What is exclusive dealing?

‘Exclusive dealing’ includes exclusive purchasing obligations, which refers to where an undertaking requires its customers to purchase all or a substantial portion of its requirements for a particular product from the undertaking. It may also take the form of a conditional or otherwise loyalty-inducing rebate. Where an exclusive purchasing obligation is imposed by an undertaking with substantial market power, this may prevent other competitors from selling their products to those customers, and potentially foreclose such competitors.

 

Exclusive dealing also includes exclusive supply obligations or incentive arrangements with a similar effect. Where an undertaking with substantial market power uses such arrangements to foreclose competitors by preventing them from accessing particular inputs, this may raise competition concerns if the exclusive supply locks up most of the efficient input suppliers in the market, and the competitors of that undertaking would be unable to secure the inputs from alternative suppliers.

 

[Source: Commission’s Guideline on the Second Conduct Rule Paras 5.24-5.25 & 5.27]

 

When does exclusive dealing raise competition concerns?

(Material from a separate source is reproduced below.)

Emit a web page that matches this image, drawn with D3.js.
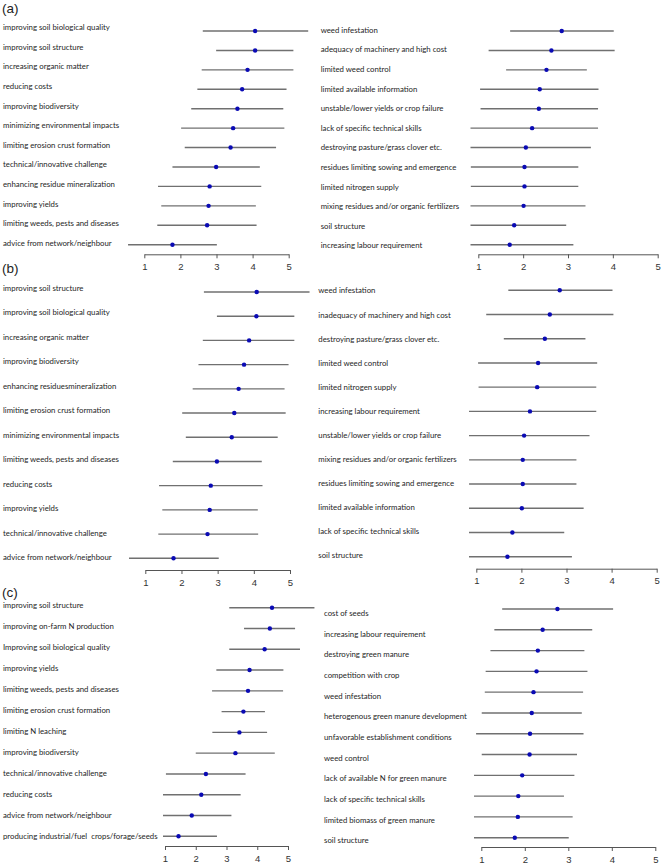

Exclusive dealing is commonly used in commercial arrangements and in most cases will not harm competition. Competition concerns may only arise where:

 

  1. the undertaking with substantial market power has imposed exclusive purchasing obligations on many customers.
  2. it is likely that consumers as a whole will not derive a benefit from such exclusive dealing; and
  3. the relevant exclusive dealing obligations, as a whole, prevent the entry or expansion of its competitors because of, for example, the exclusive purchasing locking up a significant part of the market and foreclosing its competitors.